No começo da década de 40, empregado como contínuo da Livraria do Globo, o jovem recebeu a incumbência de acompanhar por uma semana o fotógrafo alemão Ed Keffel. Quando visitaram Paquetá, Keffel fotografou a ilha pela manhã e repetiu o percurso à tarde, colhendo as mesmas imagens, mas com a luz contrária. Naquele dia, Alram descobriu sua vocação.

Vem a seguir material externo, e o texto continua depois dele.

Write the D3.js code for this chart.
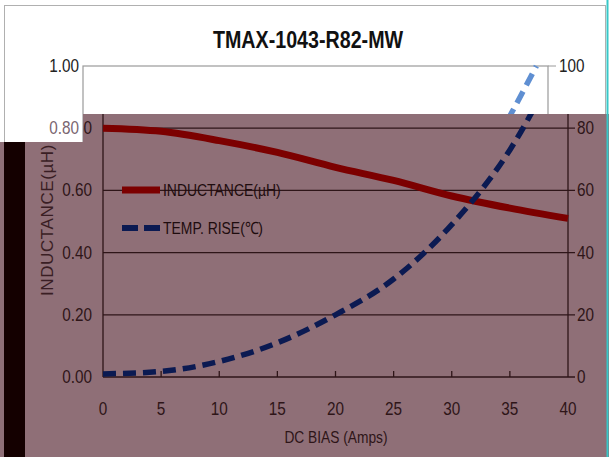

Autodidata e cliente da livraria Freitas Bastos, formou-se pelas leituras e por suas relações com José Oiticica Filho e Chakib Jabôr, entre outros membros do célebre Photo Club Brasileiro. Em 1949, já havia aberto seu próprio estúdio, dividindo com um alfaiate o aluguel de uma sala na avenida Presidente Vargas. Foi nesse período que desenvolveu as habilidades que fizeram dele um profissional extremamente versátil. Seu legado visual abarca tanto as reportagens sociais e a street photography quanto a arquitetura, a fotografia industrial e a publicitária. Ao longo de toda a carreira, Alram também manteve laboratório próprio para a revelação de seus filmes.
Sempre que estava sem serviço, uma de suas ocupações era fotografar os edifícios e as obras do Rio, para depois oferecer os registros aos escritórios de arquitetura. Construiu, assim, um acervo com imagens da cidade que se tornaram históricas.
O francês enveredou pela publicidade num período em que a prática ainda estava se consolidando no mercado brasileiro. Gostava de lembrar que, em 1960, fotografou a jovem Heloísa Pinheiro, então com 15 anos, para uma campanha de bronzeador. Pouco depois, ela seria imortalizada por Tom Jobim e Vinicius de Moraes na canção Garota de Ipanema.
Em 1982, Alram encerrou as atividades de fotógrafo e abriu seu laboratório ao público, estabelecendo com o filho Marcelo o Kronokroma, que chegou a ter uma filial em São Paulo. Na matriz carioca, situada na rua do Russel, implantou um sistema de coleta que funcionava a qualquer hora do dia ou da noite: clientes especiais, munidos de uma chave, depositavam seus filmes numa caixa disposta na fachada da loja. Sabiam de antemão a que horas poderiam buscar as fotos, já que os proprietários realizavam várias revelações manuais em horários preestabelecidos. Templo da cor e da fotografia analógica, o Kronokroma concluiu suas atividades no final de 2014. Ano e meio antes de seu fundador – que morreu no mês passado, à beira dos 90 – se aposentar para sempre.